Throughout the build-up to its opening, Vasan and the Shipping Ministry’s chief civil servant K Mohandas publicly acknowledged that ICTT would target traffic that was currently going through Colombo.

But they have singularly failed to address ICTT’s single largest disadvantage – India’s cabotage laws, which restrict the carrying of cargo from one Indian port to another, to Indian-flagged, and crewed, vessels. So while transhipping Indian cargo through Colombo might add costs, it is still a far sight cheaper than transhipping it through ICTT, a fact that is not only borne out by the numbers – in its first full year of operations the terminal handled 350,000teu compared to a forecast 750,000teu, while the year before the old Rajiv Gandhi terminal (serving local Cochin traders) handled 290,000teu – but also by Vasan’s own assessment of the situation:

“Reliable and adequate feeder capacity is required for transhipment to happen successfully. Currently, the Indian fleet consisting of only 13 container vessels with a combined capacity of 12,156teu is inadequate to ensure efficient feedering for the transhipment terminal. This has resulted in low levels of container handling at ICTT. Further, the Indian fleet, currently charging higher freight compared to the international carriers, has reduced the competitiveness of ICTT.”
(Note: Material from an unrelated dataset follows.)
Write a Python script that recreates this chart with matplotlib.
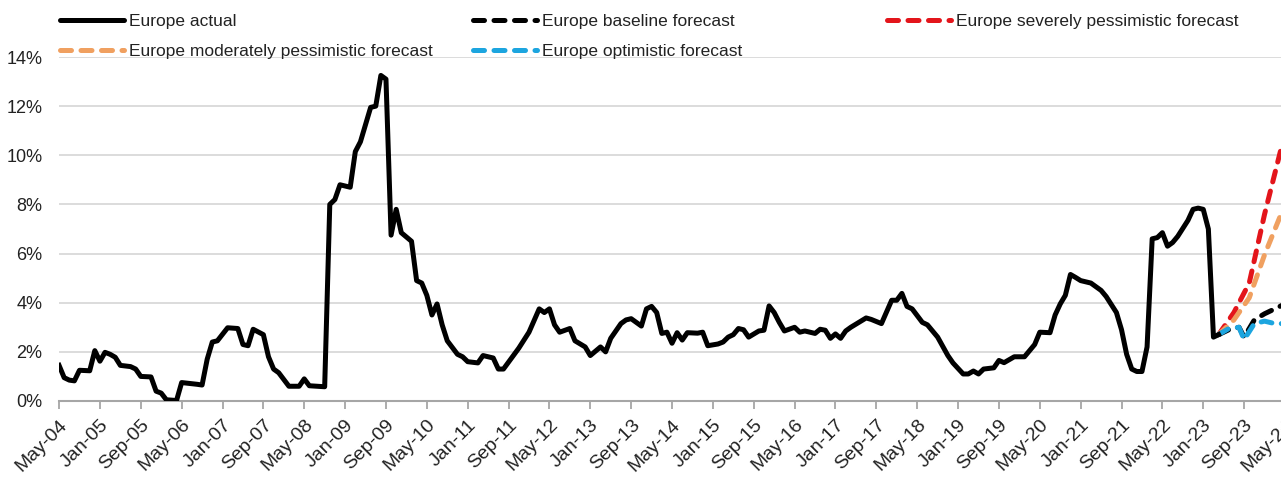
import matplotlib.pyplot as plt
from matplotlib.lines import Line2D
from matplotlib.ticker import FuncFormatter

plt.rcParams['font.family'] = ['Liberation Sans', 'DejaVu Sans']

# months counted from May-04 (0 = May-04)
actual_month = [0, 1, 2, 3, 4, 6, 7, 8, 9, 10, 11, 12, 14, 15, 16, 18, 19, 20, 21, 23,
                24, 27, 28, 29, 30, 31, 33, 35, 36, 37, 38, 40, 41, 42, 43, 45, 47, 48, 49, 52,
                53, 54, 55, 57, 58, 59, 61, 62, 63, 64, 65, 66, 67, 69, 70, 71, 72, 73, 74, 75,
                76, 78, 79, 80, 82, 83, 85, 86, 87, 90, 92, 94, 95, 96, 97, 98, 100, 101, 103, 104,
                106, 107, 108, 110, 111, 112, 114, 115, 116, 117, 118, 119, 120, 121, 122, 123, 125, 126, 127, 129,
                130, 131, 132, 133, 134, 135, 137, 138, 139, 140, 141, 142, 144, 145, 146, 148, 149, 150, 151, 152,
                153, 154, 155, 158, 159, 161, 163, 164, 165, 166, 167, 169, 170, 172, 174, 175, 177, 178, 179, 180,
                181, 183, 184, 185, 187, 189, 190, 191, 192, 194, 195, 196, 197, 198, 199, 200, 202, 204, 205, 207,
                208, 209, 210, 211, 212, 213, 214, 215, 216, 217, 218, 219, 221, 222, 223, 224, 225, 226, 227]
actual_value = [1.45, 0.95, 0.85, 0.82, 1.25, 1.23, 2.05, 1.62, 1.98, 1.90, 1.78, 1.45, 1.40, 1.30, 1.00, 0.98, 0.40, 0.32, 0.05, 0.02,
                0.75, 0.68, 0.65, 1.70, 2.40, 2.45, 2.98, 2.95, 2.30, 2.25, 2.92, 2.70, 1.80, 1.30, 1.15, 0.60, 0.60, 0.90, 0.62, 0.58,
                8.00, 8.20, 8.80, 8.70, 10.15, 10.55, 11.95, 12.00, 13.25, 13.10, 6.75, 7.80, 6.85, 6.50, 4.90, 4.80, 4.30, 3.50, 3.95, 3.10,
                2.45, 1.90, 1.80, 1.60, 1.55, 1.85, 1.75, 1.30, 1.30, 2.15, 2.80, 3.75, 3.60, 3.75, 3.10, 2.80, 2.95, 2.45, 2.20, 1.85,
                2.20, 2.00, 2.55, 3.15, 3.30, 3.35, 3.05, 3.75, 3.85, 3.60, 2.75, 2.80, 2.35, 2.78, 2.48, 2.78, 2.76, 2.80, 2.25, 2.32,
                2.40, 2.60, 2.70, 2.95, 2.90, 2.60, 2.85, 2.88, 3.87, 3.60, 3.20, 2.85, 3.00, 2.80, 2.85, 2.75, 2.92, 2.88, 2.55, 2.73,
                2.55, 2.85, 3.00, 3.38, 3.32, 3.15, 4.10, 4.10, 4.38, 3.85, 3.75, 3.20, 3.10, 2.60, 1.85, 1.55, 1.10, 1.10, 1.22, 1.10,
                1.30, 1.35, 1.65, 1.56, 1.80, 1.80, 2.05, 2.30, 2.80, 2.78, 3.50, 3.95, 4.30, 5.15, 5.03, 4.90, 4.80, 4.50, 4.25, 3.60,
                2.90, 1.90, 1.30, 1.20, 1.20, 2.20, 6.60, 6.65, 6.85, 6.30, 6.45, 6.70, 7.35, 7.80, 7.85, 7.80, 7.00, 2.60, 2.70]

severe_month = [227, 230, 233, 236, 240]
severe_value = [2.7, 3.6, 4.8, 7.6, 10.9]
moderate_month = [227, 230, 233, 236, 240]
moderate_value = [2.7, 3.3, 4.2, 5.95, 8.0]
baseline_month = [227, 229, 231, 232, 234, 236, 238, 240]
baseline_value = [2.7, 2.9, 3.0, 2.6, 3.3, 3.55, 3.75, 3.95]
optimistic_month = [227, 229, 231, 232, 234, 236, 238, 240]
optimistic_value = [2.7, 2.95, 3.0, 2.5, 3.15, 3.25, 3.15, 3.15]

tick_labels = ['May-04', 'Jan-05', 'Sep-05', 'May-06', 'Jan-07', 'Sep-07', 'May-08', 'Jan-09',
               'Sep-09', 'May-10', 'Jan-11', 'Sep-11', 'May-12', 'Jan-13', 'Sep-13', 'May-14',
               'Jan-15', 'Sep-15', 'May-16', 'Jan-17', 'Sep-17', 'May-18', 'Jan-19', 'Sep-19',
               'May-20', 'Jan-21', 'Sep-21', 'May-22', 'Jan-23', 'Sep-23', 'May-24']
tick_month = list(range(0, 241, 8))

fig = plt.figure(figsize=(12.81, 4.84), dpi=100)
ax = fig.add_axes([0.0461, 0.1715, 0.961, 0.7107])

lw = 3.6
dash = (0, (2.2, 1.9))
ax.plot(actual_month, actual_value, color='black', lw=lw, solid_joinstyle='round', zorder=5)
ax.plot(severe_month, severe_value, color='#e3151b', lw=lw, ls=dash, dash_capstyle='round', zorder=3)
ax.plot(moderate_month, moderate_value, color='#f0a060', lw=lw, ls=dash, dash_capstyle='round', zorder=3)
ax.plot(baseline_month, baseline_value, color='black', lw=lw, ls=dash, dash_capstyle='round', zorder=4)
ax.plot(optimistic_month, optimistic_value, color='#1ca5df', lw=lw, ls=dash, dash_capstyle='round', zorder=4)

ax.set_xlim(0, 241)
ax.set_ylim(0, 14)
ax.set_yticks(range(0, 15, 2))
ax.yaxis.set_major_formatter(FuncFormatter(lambda v, p: f'{v:.0f}%'))
ax.set_xticks(tick_month)
ax.set_xticklabels(tick_labels, rotation=45, ha='right', rotation_mode='anchor')

ax.grid(axis='y', color='#d9d9d9', lw=1.3)
ax.set_axisbelow(True)
for s in ['top', 'right', 'left']:
    ax.spines[s].set_visible(False)
ax.spines['bottom'].set_color('#a6a6a6')
ax.spines['bottom'].set_linewidth(1.5)
ax.tick_params(axis='y', length=0, pad=12, labelsize=13, labelcolor='#222222')
ax.tick_params(axis='x', length=6, width=1.3, color='#a6a6a6', pad=5, labelsize=14, labelcolor='#222222')

def handle(color, style):
    return Line2D([], [], color=color, lw=lw, ls=style, dash_capstyle='round', solid_capstyle='round')

groups = [
    ([handle('black', '-'), handle('#f0a060', dash)],
     ['Europe actual', 'Europe moderately pessimistic forecast'], 0.0468),
    ([handle('black', dash), handle('#1ca5df', dash)],
     ['Europe baseline forecast', 'Europe optimistic forecast'], 0.3692),
    ([handle('#e3151b', dash)], ['Europe severely pessimistic forecast'], 0.6924),
]
for hs, labs, x0 in groups:
    fig.legend(hs, labs, loc='upper left', bbox_to_anchor=(x0, 0.971), frameon=False,
               fontsize=12.5, handlelength=3.7, handletextpad=0.3, labelspacing=0.85,
               borderpad=0, borderaxespad=0, labelcolor='#222222')

fig.savefig('out.png', dpi=100)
Which begs the question: why not relax the cabotage laws? After all, cabotage laws are gradually being phased out across the world as countries realise that cheaper overall logistics costs and a greater network of services (known elsewhere as competition, or alternatively, market forces) aid a national economy in far greater ways than protecting its domestic shipping industry from external competition.

All the indications were that this point wasn’t lost on the shipping ministry – and it shouldn’t have been, given the amount of lobbying that’s been done. Almost as soon as Singh cut the ICTT ribbon, DP World was applying to obtain a cabotage waiver that would allow foreign-flagged vessels to run services to other Indian ports.

It is still waiting, despite an assurance from Mohandas at the beginning of this year that a waiver would be issued by the end of February.

And Vasan’s position? “No, Sir,” he told his questioner in parliament. “Cabotage laws are not being amended. However, there are strong interest groups in favour of and against cabotage laws.”

While there is no waiver or amendment, there will be no transhipment. Indian gateway cargo will remain captive in Colombo, and shippers will continue to pay higher logistics costs for longer transit times and a more complex supply chain more vulnerable to shocks, blocks and disruptions.